A propósito de violación a la privacidad...

-Aló, ¿sí?
-Buenos días, ¿con el señor Tomás Morocho?
-Con el mismo, ¿en qué la puedo ayudar?
-¿Usted es el señor Tomás Morocho, portador de la cédula de ciudadanía (...), de profesión (...), estado civil (...) , que vive en las calles (...), en el edificio (...), piso 3, departamento 21, número de teléfono celular (...), que trabajó siete años en la empresa (...) y actualmente labora en la compañía (...)?
-(¿...?) Pu...pues sí, definitivamente soy yo.

-Mucho gusto señor Morocho. Reciba un cordial saludo del banco (...), tenemos el gusto de informarle que usted es uno de los afortunados clientes que ha sido seleccionado para poseer la tarjeta de crédito (...), sin ningún costo ni recargo por la emisión del plástico. Felicitaciones, dígame a dónde desea que se la enviemos.

-Se lo agradezco, pero debe haber un error porque no tengo cuenta en ese banco, tampoco he solicitado esa tarjeta y la verdad es que no la necesito, así que no me interesa.

-¿Pero por qué no la quiere? Permítame enumerarle todos los beneficios que ofrece: le recuerdo que es totalmente gratuita, además, si no la utiliza no tiene que pagar ningún valor por mantenimiento; es recibida en los principales establecimientos del país, farmacias, restaurantes, cines, comisariatos, tiendas de ropa, electrodomésticos, agencias de viaje, etc., también le da la el privilegio de importantes descuentos en todas sus compras, entre muchas otras ventajas. Ah, y puede escoger el color que prefiera en la tarjeta...

-Sí, sí. No le discuto los beneficios que ofrecen, pero le repito que no me interesa.

-¿Cómo que no le interesa? ¿Y ahora qué hacemos con la tarjeta, si ya está emitida?

-Pues ignoro qué harán con ella, y no es asunto mío. ¿O pretenden obligarme a aceptarla? A fin de cuentas, yo no la solicité. Que tenga un buen día... y adiós.

Esta conversación telefónica quizá resulte familiar a muchas personas. Llamadas de ese tipo puede recibir cualquiera que no conste en la temible “lista negra” de deudores en la Central de Riesgo.
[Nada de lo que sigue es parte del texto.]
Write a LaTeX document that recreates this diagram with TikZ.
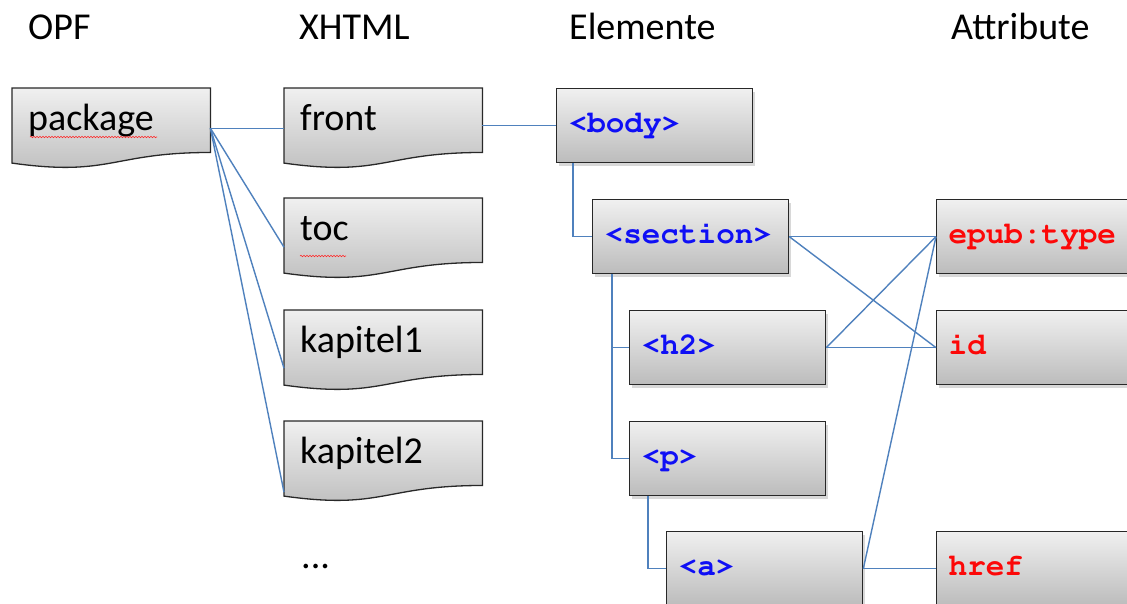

Llegué a esa conclusión porque durante un tiempo fui miembro de ese popular “club” -mi nombre estuvo allí en calidad de deudor solidario por ser garante- y en ese lapso nunca me llamó ninguna empresa para ofrecerme ni agua.

Pero bueno, el punto no es el ofrecimiento de tal o cual tarjeta de débito o crédito u otro servicio -al margen del “estilacho” que se emplee-, ya que a fin de cuentas puede considerarse halagüeño ser tomado en cuenta para ser partícipe de algún beneficio, lo que me resulta curioso, incómodo y hasta cierto punto preocupante -sin paranoia de por medio- es cómo esos establecimientos -entidades bancarias, tiendas de artefactos para el hogar, e incluso cementerios privados- obtienen los datos personales de posibles clientes.

Pues bien, durante una informal charla entre amigos, salió a relucir este asunto, entonces alguien explicó que aquello era, simplemente, un cruce de información entre quienes tienen acceso a las carteras de clientes en los bancos -esa persona laboró en uno- y que eso es una práctica común a nivel de ventas para conocer la capacidad y nivel económico de potenciales clientes. Es decir que basta tener a algún conocido, no solo en una entidad financiera, sino en cualquier negocio que ofrezca un bien o servicio, para indagar sobre la vida -y quizá hasta milagros- de un ciudadano común y silvestre. Lo de común lo digo porque dudo mucho que a un personaje “fifí” le ocurra algo como esto.

Esto no es nuevo y, a estas alturas, ya se ha convertido en una gran cadena con innumerables eslabones. Si bien es cierto estas llamadas no son frecuentes -por lo menos en mi caso- debo admitir que, desde la primera vez que contesté una, el sentimiento de impotencia al sentir vulnerado mi derecho a la privacidad se mantiene intacto.

Y me pregunto: ¿Quién se responsabiliza de la confidencialidad de esa información, quién controla a los que pueden acceder a ella y, lo más importante, quién me (nos) asegura que no caiga en malas manos? El reciente caso de las firmas adulteradas en la inscripción de movimientos y partidos políticos es otro claro ejemplo.